If you were asked any of these questions, chances are you pulled an Irish Exit — the act of up-n-at-‘em-ing out of the bar without telling anyone. No one knows why it’s called an Irish Exit, but one thing’s for sure: sometimes, they’re absolutely necessary. Whether you’re at Brick Street or in class, sometimes you just have to get out of there.
The important thing is to have a good alibi. Luckily, The Black Sheep has come up with 5 infallible excuses for Miami Students to use whenever necessary.
5.) “I sensed a tuition hike and had to console my bank account before it was too late”:
Like porn on a lonely night, the number on our bank account is our friend. That number is fragile and we have to treat it delicately, or it will slip through our fingers. Everyone knows that Miami is expensive, and will definitely ask no further questions when you say that the $250 text book that you had to purchase gave you no choice but to duck under your desk and army crawl out the door. You had to sit down and have a “It’s not you, it’s BIO 115” talk with your PNC Virtual Wallet. No one likes to become a “zero” without an explanation.

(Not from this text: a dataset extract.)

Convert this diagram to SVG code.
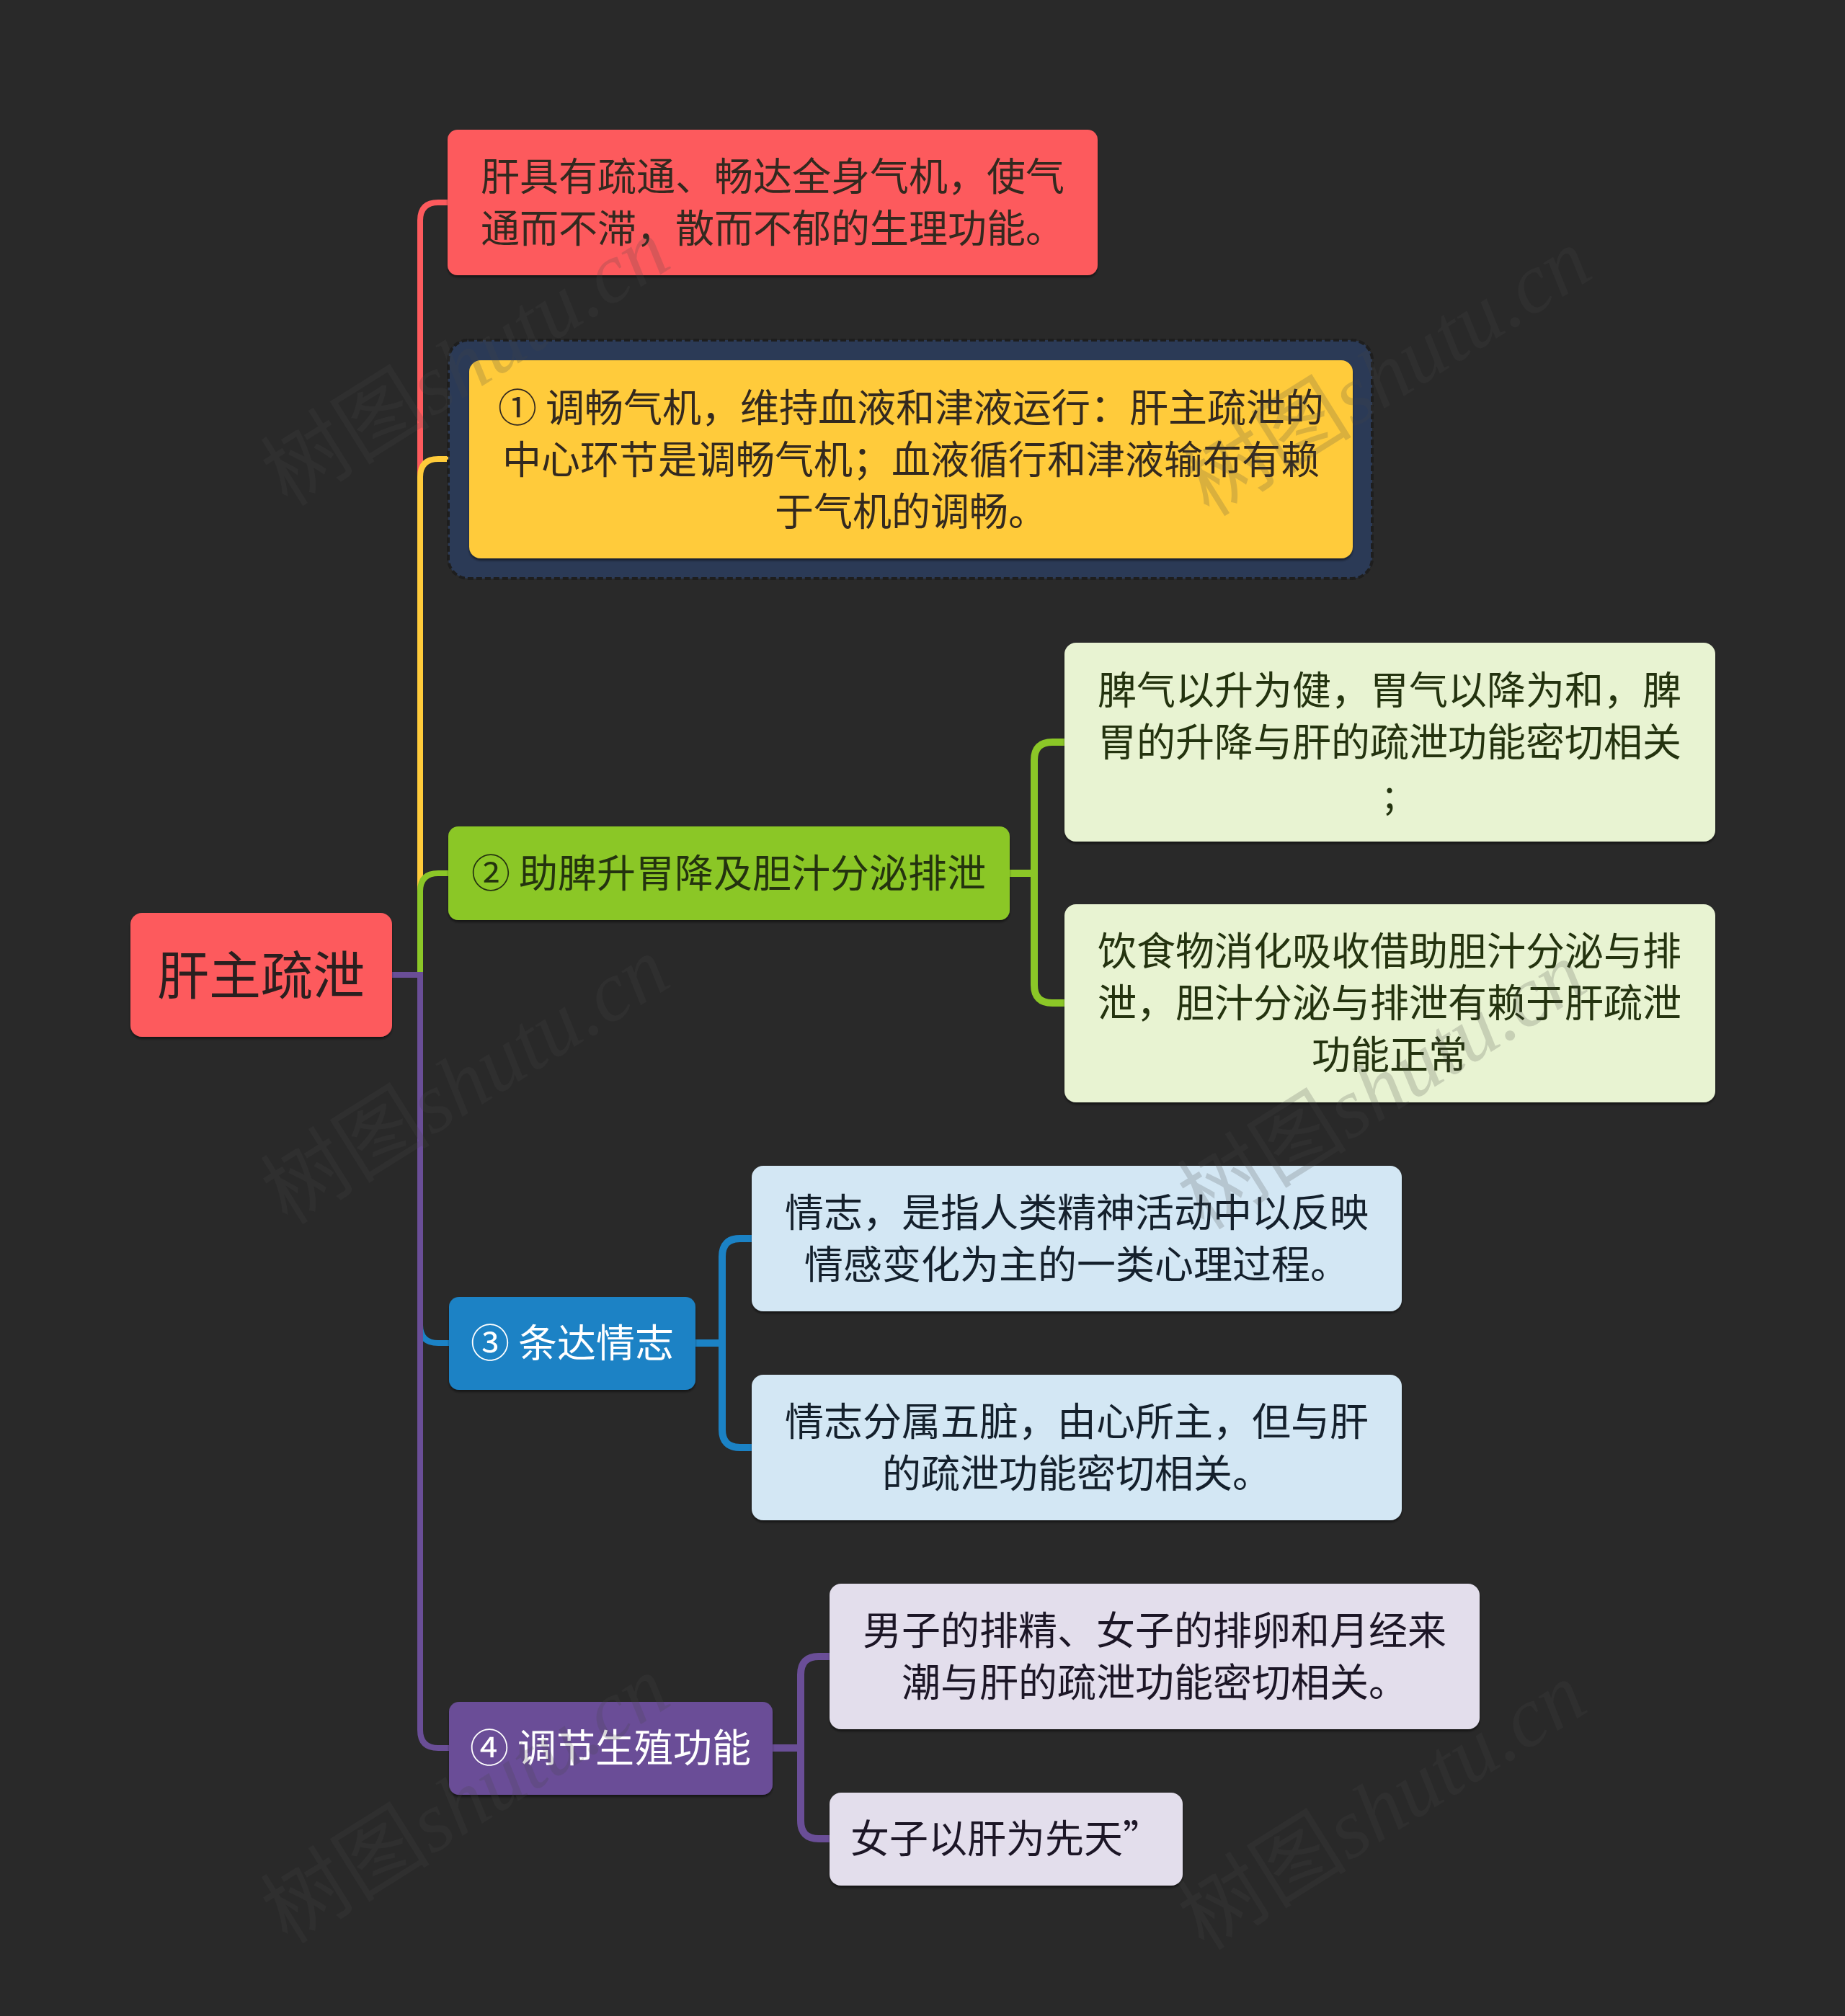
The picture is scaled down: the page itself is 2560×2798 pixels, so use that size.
<svg xmlns="http://www.w3.org/2000/svg" width="2560" height="2798" viewBox="0 0 2560 2798">
<defs>
<style>
.t{font-family:"Noto Sans CJK SC","Noto Sans",sans-serif;font-size:54px;text-anchor:middle}
.root{font-size:72px;fill:#2a1f1f}
.dk{fill:#33291f}
.gd{fill:#24330f}
.bd{fill:#14202c}
.pd{fill:#1c1626}
.wt{fill:#ffffff}
.trunk{fill:none;stroke-width:8;stroke-linecap:round}
.sub{fill:none;stroke-width:10;stroke-linecap:round}
.wm{font-family:"Liberation Serif",serif;font-style:italic;font-size:118px;fill:#474747;opacity:0.2;text-anchor:middle}
.wm .cjk{font-family:"Noto Sans CJK SC",sans-serif;font-style:normal}
</style>
<filter id="sh" x="-5%" y="-5%" width="110%" height="120%">
<feDropShadow dx="0" dy="3" stdDeviation="1.5" flood-color="#000" flood-opacity="0.45"/>
</filter>
</defs>
<rect width="2560" height="2798" fill="#292929"/>

<g id="connectors">
<path class="trunk" stroke="#fd5a5d" d="M544,1353 H583 V306 Q583,281 608,281 H621"/>
<path class="trunk" stroke="#ffcb3a" d="M544,1353 H583 V662 Q583,637 608,637 H651"/>
<path class="trunk" stroke="#8bc727" d="M544,1353 H583 V1237 Q583,1212 608,1212 H622"/>
<path class="trunk" stroke="#1b82c5" d="M544,1353 H583 V1839 Q583,1864 608,1864 H623"/>
<path class="trunk" stroke="#6a4e97" d="M544,1353 H583 V2401 Q583,2426 608,2426 H623"/>
<path class="sub" stroke="#8bc727" d="M1401,1212 H1435 V1055 Q1435,1030 1460,1030 H1477"/>
<path class="sub" stroke="#8bc727" d="M1401,1212 H1435 V1367 Q1435,1392 1460,1392 H1477"/>
<path class="sub" stroke="#1b82c5" d="M965,1864 H1002 V1744 Q1002,1719 1027,1719 H1043"/>
<path class="sub" stroke="#1b82c5" d="M965,1864 H1002 V1984 Q1002,2009 1027,2009 H1043"/>
<path class="sub" stroke="#6a4e97" d="M1072,2426 H1111 V2324 Q1111,2299 1136,2299 H1151"/>
<path class="sub" stroke="#6a4e97" d="M1072,2426 H1111 V2527 Q1111,2552 1136,2552 H1151"/>
</g>

<g id="root">
<rect x="181" y="1267" width="363" height="172" rx="16" fill="#fd5a5d" filter="url(#sh)"/>
<text class="t root" x="362" y="1380">肝主疏泄</text>
</g>

<g id="n1">
<rect x="621" y="180" width="902" height="202" rx="14" fill="#fd5a5d" filter="url(#sh)"/>
<text class="t dk" x="1072" y="265">肝具有疏通、畅达全身气机，使气</text>
<text class="t dk" x="1072" y="337">通而不滞，散而不郁的生理功能。</text>
</g>

<g id="n2">
<rect x="622" y="472" width="1282" height="331" rx="28" fill="#2b3a56" stroke="#1e1e1e" stroke-width="4" stroke-dasharray="8 4"/>
<rect x="651" y="500" width="1226" height="275" rx="16" fill="#ffcb3a" filter="url(#sh)"/>
<text class="t dk" x="1264" y="586">① 调畅气机，维持血液和津液运行：肝主疏泄的</text>
<text class="t dk" x="1264" y="658">中心环节是调畅气机；血液循行和津液输布有赖</text>
<text class="t dk" x="1264" y="730">于气机的调畅。</text>
</g>

<g id="n3">
<rect x="622" y="1147" width="779" height="130" rx="14" fill="#8bc727" filter="url(#sh)"/>
<text class="t gd" x="1011" y="1232">② 助脾升胃降及胆汁分泌排泄</text>
</g>

<g id="n3a">
<rect x="1477" y="892" width="903" height="276" rx="16" fill="#e8f3d2" filter="url(#sh)"/>
<text class="t gd" x="1928" y="978">脾气以升为健，胃气以降为和，脾</text>
<text class="t gd" x="1928" y="1050">胃的升降与肝的疏泄功能密切相关</text>
<text class="t gd" x="1928" y="1122">;</text>
</g>

<g id="n3b">
<rect x="1477" y="1255" width="903" height="275" rx="16" fill="#e8f3d2" filter="url(#sh)"/>
<text class="t gd" x="1928" y="1340">饮食物消化吸收借助胆汁分泌与排</text>
<text class="t gd" x="1928" y="1412">泄，胆汁分泌与排泄有赖于肝疏泄</text>
<text class="t gd" x="1928" y="1484">功能正常</text>
</g>

<g id="n4">
<rect x="623" y="1800" width="342" height="129" rx="14" fill="#1b82c5" filter="url(#sh)"/>
<text class="t wt" x="794" y="1884">③ 条达情志</text>
</g>

<g id="n4a">
<rect x="1043" y="1618" width="902" height="202" rx="16" fill="#d3e7f4" filter="url(#sh)"/>
<text class="t bd" x="1494" y="1703">情志，是指人类精神活动中以反映</text>
<text class="t bd" x="1494" y="1775">情感变化为主的一类心理过程。</text>
</g>

<g id="n4b">
<rect x="1043" y="1908" width="902" height="202" rx="16" fill="#d3e7f4" filter="url(#sh)"/>
<text class="t bd" x="1494" y="1993">情志分属五脏，由心所主，但与肝</text>
<text class="t bd" x="1494" y="2065">的疏泄功能密切相关。</text>
</g>

<g id="n5">
<rect x="623" y="2362" width="449" height="129" rx="14" fill="#6a4e97" filter="url(#sh)"/>
<text class="t wt" x="847" y="2446">④ 调节生殖功能</text>
</g>

<g id="n5a">
<rect x="1151" y="2198" width="902" height="202" rx="16" fill="#e3deec" filter="url(#sh)"/>
<text class="t pd" x="1602" y="2283">男子的排精、女子的排卵和月经来</text>
<text class="t pd" x="1602" y="2355">潮与肝的疏泄功能密切相关。</text>
</g>

<g id="n5b">
<rect x="1151" y="2488" width="490" height="129" rx="16" fill="#e3deec" filter="url(#sh)"/>
<text class="t pd" x="1180" y="2572" style="text-anchor:start">女子以肝为先天”</text>
</g>

<g id="watermarks">
<text class="wm" transform="translate(646,503) rotate(-32)" y="40"><tspan class="cjk">树图</tspan>shutu.cn</text>
<text class="wm" transform="translate(1925,517) rotate(-32)" y="40"><tspan class="cjk">树图</tspan>shutu.cn</text>
<text class="wm" transform="translate(646,1500) rotate(-32)" y="40"><tspan class="cjk">树图</tspan>shutu.cn</text>
<text class="wm" transform="translate(1918,1507) rotate(-32)" y="40"><tspan class="cjk">树图</tspan>shutu.cn</text>
<text class="wm" transform="translate(646,2498) rotate(-32)" y="40"><tspan class="cjk">树图</tspan>shutu.cn</text>
<text class="wm" transform="translate(1918,2507) rotate(-32)" y="40"><tspan class="cjk">树图</tspan>shutu.cn</text>
</g>
</svg>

4.) “Armstrong gave me food poisoning”:
Bodily functions are a part of the human experience, yet a societal taboo. This means no details or evidence required. Use this excuse and people will not only believe you (even if it happened precisely as you were getting your food on a date or when your professor announced a pop quiz), they might even salute you. After all, do we really know that’s chicken they’re putting in our stir-fry?
3.) Just wink and walk away:
Miami University’s student body has been consistently rated the most attractive in the country. So since you’ve got it, flaunt it. Stun the nosy friend or scorned almost-hookup with your mesmerizing good looks and render them speechless. They’ll know immediately that you simply had to respond to your duty as a Miami student to be incredibly good looking, and just could not do it in that setting. Extra points if you throw in a hair flip.
2.) “Someone was wearing the same outfit as me, and I literally couldn’t even”:
Everyone understands the basic need to feel special. Why should you stay at Broken while someone is stealing your white converse clad spotlight and destroying your sense of individuality? They’re basically bullying you and anyone can see that you clearly took the higher road by leaving instead of letting their inconsiderate shoe choice get you down. You even had the decency to not tell anyone so as to not start drama. You Go Glenn Coco.
1.) “Because I am Miami”:
Throw your hands into the air and say it with confidence to make them feel stupid for even questioning your actions in the first place. Love and Honor bitches.
As the old adage goes: when the going gets tough (awkward, boring, or too intoxicated), the tough get going. So Miamians, keep calm and have these in your back pocket for your next disappearing act.